A new joint advisory from US agencies including CISA and the FBI warns that state-aligned actors—potentially linked to Iran—are probing and targeting US critical infrastructure with everything from DDoS swarms to phishing lures and malware designed to burrow into operational technology (OT) networks. The timing? It mirrors the intensifying conflict in the Middle East. The risk? Disruptive attacks that blur the line between physical and digital warfare.
Here’s what’s happening, why it matters, and what to do about it—today.
Source: World Economic Forum coverage of the advisory, published 2026-04-20: Cyberattacks target US infrastructure amid Middle East conflict
The short version
- US agencies (CISA, FBI and partners) warn of escalated cyber activity targeting energy, transportation, and water systems—especially OT/ICS.
- Tactics include reconnaissance, phishing tied to current events, DDoS floods, and attempts to exploit known vulnerabilities in industrial control systems.
- No major disruptions have been confirmed to date, but the risk of destructive wiper malware or high-impact ransomware is elevated.
- Recommended actions: harden remote access and MFA, segment networks, accelerate patching of known exploited vulnerabilities, and monitor for indicators of compromise (IoCs) linked to known threat actors.
- This is part of a broader hybrid warfare pattern, where cyber operations amplify physical conflicts.
- Organizations should coordinate closely with government and sector partners, and review the full advisory for technical details and IoCs.
What the new US advisory is signaling
According to the joint advisory summarized by the World Economic Forum, federal authorities are observing:
- Increased reconnaissance and scanning of critical infrastructure networks, especially internet-exposed OT assets and remote access gateways.
- Phishing lures referencing Middle East events to gain initial access into enterprise IT environments.
- Distributed Denial-of-Service (DDoS) campaigns designed to overwhelm public-facing portals and degrade services.
- Targeted attempts to exploit known vulnerabilities in industrial control system software and gateways—especially where patching lags or segmentation is weak.
- A non-trivial risk of destructive payloads, including wipers and ransomware, should tensions escalate further.
Officials emphasize several immediate defensive steps: enforce multi-factor authentication (MFA), tighten segmentation between IT and OT, accelerate patching of known exploited vulnerabilities, and monitor for anomalous traffic from IP ranges and infrastructure historically associated with the named threat actors.
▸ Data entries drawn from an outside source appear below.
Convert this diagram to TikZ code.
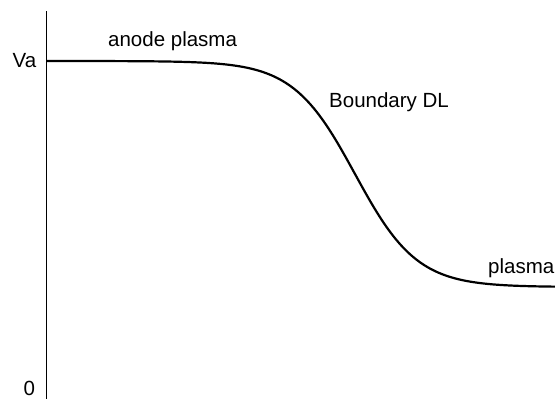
\documentclass[tikz,border=0pt]{standalone}
\usepackage{fontspec}
\setmainfont{Liberation Sans}
\begin{document}
\begin{tikzpicture}[x=1pt,y=-1pt,
  lbl/.style={anchor=base west,inner sep=0pt,font=\fontsize{20.5}{24}\selectfont},
  axisline/.style={line width=1.3pt},
  potcurve/.style={line width=2.2pt}]
\useasboundingbox (0,0) rectangle (555,399);
\coordinate (atop) at (46.5,11);
\coordinate (abot) at (46.5,399);
\draw[axisline] (atop) -- (abot);
\draw[potcurve] plot[domain=46.5:556,samples=220,smooth] (\x,{61+113*(1+tanh((\x-355)/62))});
\node[lbl] (va) at (12.5,67) {Va};
\node[lbl] (zero) at (23.5,395) {0};
\node[lbl] (anode) at (108,46) {anode plasma};
\node[lbl] (bdl) at (329,107) {Boundary DL};
\node[lbl] (pl) at (488,273) {plasma};
\end{tikzpicture}
\end{document}
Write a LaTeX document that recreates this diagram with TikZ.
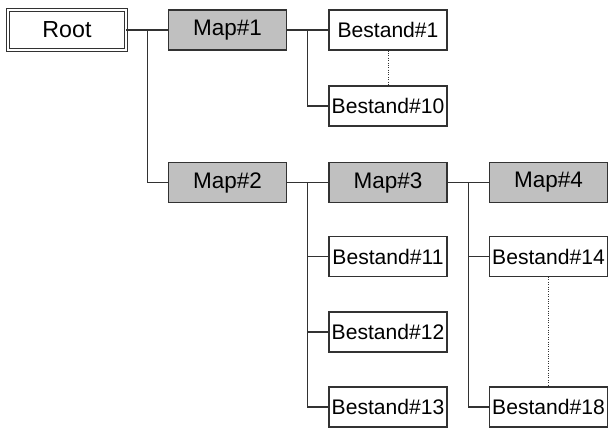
\documentclass[tikz,border=0pt]{standalone}
\usepackage{fontspec}
\setmainfont{Liberation Sans}
\usepackage{tikz}
\usetikzlibrary{positioning,calc}
\definecolor{mapgray}{RGB}{192,192,192}
\definecolor{linegray}{RGB}{50,50,50}
\tikzset{
  box/.style={rectangle, draw=linegray, line width=0.8pt, minimum width=2.95cm, minimum height=1cm, inner sep=1pt, align=center},
  rootbox/.style={box, double=white, double distance=1.3pt, line width=0.6pt, font=\fontsize{16.5}{18}\selectfont},
  mapbox/.style={box, fill=mapgray, font=\fontsize{16}{18}\selectfont},
  filebox/.style={box, fill=white, font=\fontsize{15}{17}\selectfont},
  link/.style={draw=linegray, line width=0.75pt},
  gap/.style={draw=linegray, line width=0.7pt, densely dotted}
}
\begin{document}
\begin{tikzpicture}[x=0.025cm, y=-0.025cm]
\useasboundingbox (0,0) rectangle (615,431);
% top row
\node[rootbox] (root) at (67,30) {Root};
\node[mapbox] (map1) at (227.5,30) {Map\#1};
\node[filebox] (b1) at (388,30) {Bestand\#1};
\node[filebox] (b10) at (388,106) {Bestand\#10};
% second level
\node[mapbox] (map2) at (227.5,182.5) {Map\#2};
\node[mapbox] (map3) at (388,182.5) {Map\#3};
\node[mapbox] (map4) at (548.5,182.5) {Map\#4};
\node[filebox] (b11) at (388,256.5) {Bestand\#11};
\node[filebox] (b12) at (388,332) {Bestand\#12};
\node[filebox] (b13) at (388,407) {Bestand\#13};
\node[filebox] (b14) at (548.5,256.5) {Bestand\#14};
\node[filebox] (b18) at (548.5,407) {Bestand\#18};
% junctions
\coordinate (j1) at ($(root.east)!0.5!(map1.west)$);
\coordinate (j2) at ($(map1.east)!0.5!(b1.west)$);
\coordinate (j3) at ($(map2.east)!0.5!(map3.west)$);
\coordinate (j4) at ($(map3.east)!0.5!(map4.west)$);
% connectors
\draw[link] (root.east) -- (map1.west);
\draw[link] (j1) |- (map2.west);
\draw[link] (map1.east) -- (b1.west);
\draw[link] (j2) |- (b10.west);
\draw[link] (map2.east) -- (map3.west);
\foreach \b in {b11,b12,b13}
  \draw[link] (j3) |- (\b.west);
\draw[link] (map3.east) -- (map4.west);
\foreach \b in {b14,b18}
  \draw[link] (j4) |- (\b.west);
\draw[gap] (b1.south) -- (b10.north);
\draw[gap] (b14.south) -- (b18.north);
\end{tikzpicture}
\end{document}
While the advisory does not confirm large-scale outages to date, it is unambiguous about the elevated risk profile.
- Stay current on federal advisories: CISA Cybersecurity Advisories
- General guidance: CISA Shields Up
Why critical infrastructure is in the crosshairs
The high stakes of OT/ICS
Industrial control systems (ICS) and operational technology (OT) are the digital brains behind physical processes—turbines, pumps, switches, valves, track signals, and substations. Unlike traditional IT systems that store and process data, OT directly controls the physical world. That means:
- Small misconfigurations can have outsized physical impacts.
- Legacy gear may be hard to patch and wasn’t designed for internet exposure.
- Long equipment lifecycles and vendor dependencies create patching bottlenecks.
- Availability and safety often trump rapid updates, slowing change windows.
These realities make OT an attractive target for disruptive campaigns—especially when attackers aim to send a geopolitical message without crossing overt kinetic red lines.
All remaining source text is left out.